Alile Sharon Larkin
Hour Glass (1971)
Alile Sharon Larkin is an artist-educator and award-winning independent film and video maker. Larkin was a public school teacher in Los Angeles for over 25 years. She taught at 32nd Street/USC Visual and Performing Arts Magnet School from 1993-2013. Her teaching experience ranges from pre-K to college and filmmaking is part of Larkin's interdisciplinary curriculum. She has received 10 Video in the Classroom Awards for teacher-produced films, documenting students learning about textile arts, storytelling, yoga, jazz, women's history, Kwanzaa and African-American dance.
Her film, Your Children Come Back To You (1979), presents a child's perspective on wealth and social inequality, and has screened throughout U.S. and Europe. A Different Image (1982), about an African-American woman contemplating self-identity, heritage and perception, received critical praise and earned her first prize from the Black American Cinema Society, won Best Production of 1981 from the Black Filmmaker Foundation, and was named runner-up for best short film at FILMEX. The screenplay of A Different Image was published in Screenplays of the African American Experience (Indiana University Press, 1991).
Larkin's critical essay, "Black Women Filmmakers Defining Ourselves," appears in Female Spectators (Verso Editions, London). Larkin was honored to write the prologue for Charles Burnett: A Troublesome Filmmaker (Play-Doc Books, 2016). Her essay is titled: "Who Will Protect and Respect, Inspire and Nurture This Black Woman Filmmaker (For Charles and All the Brothers)."

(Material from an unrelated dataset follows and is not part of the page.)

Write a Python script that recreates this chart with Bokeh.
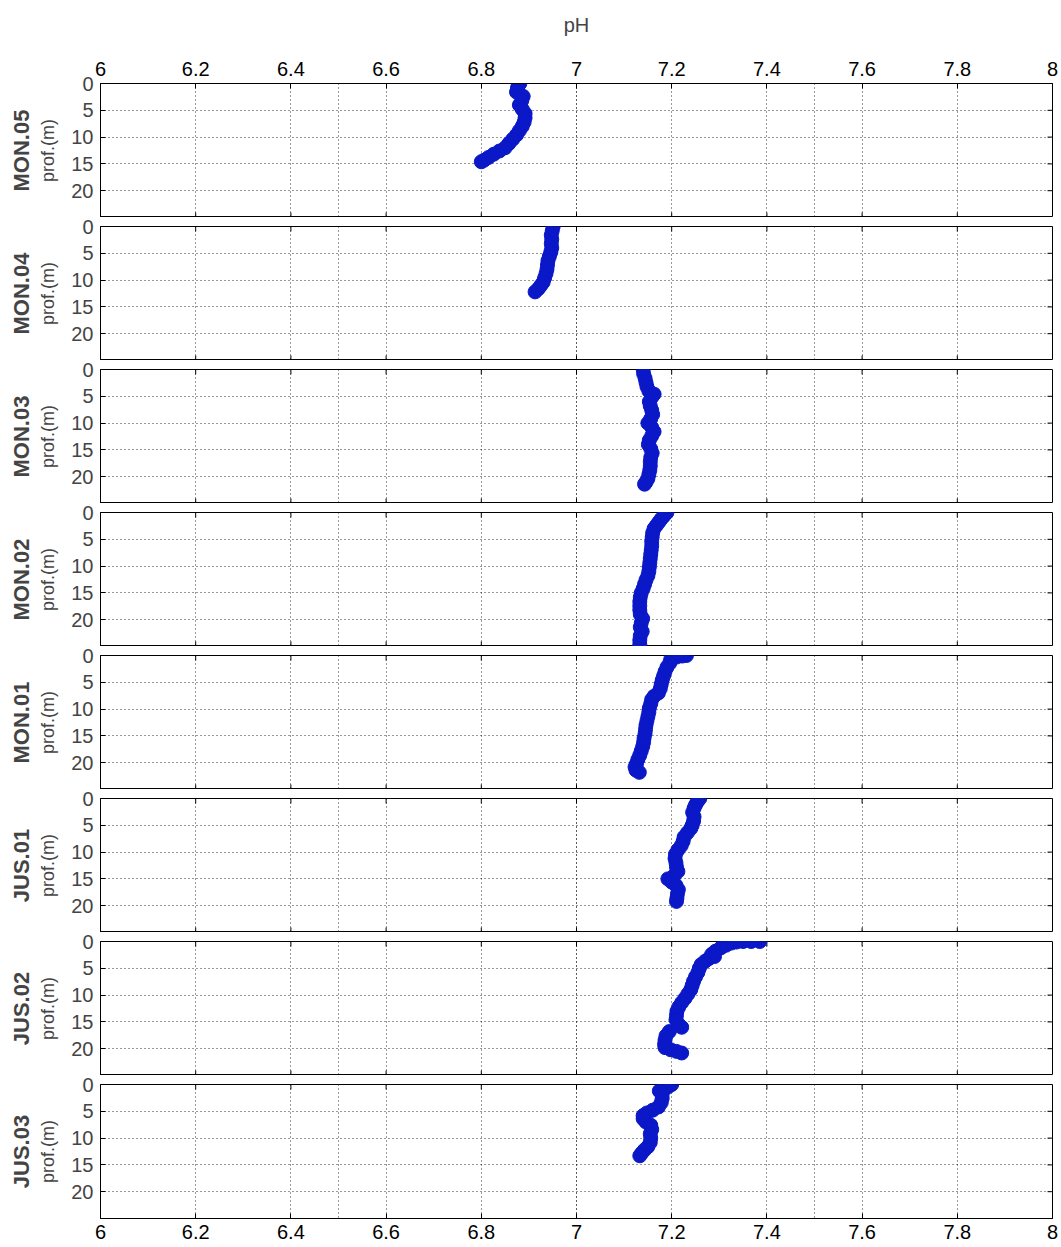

Larkin's production company Dreadlocks and the Three Bears Productions creates Afrocentric and global multimedia and arts experiences for children and families. Larkin recently resumed shooting Tie-Dye after 26 years, with a multigenerational crew including her son and granddaughter. Tie-dye features black children celebrating everyday life through global black music genres.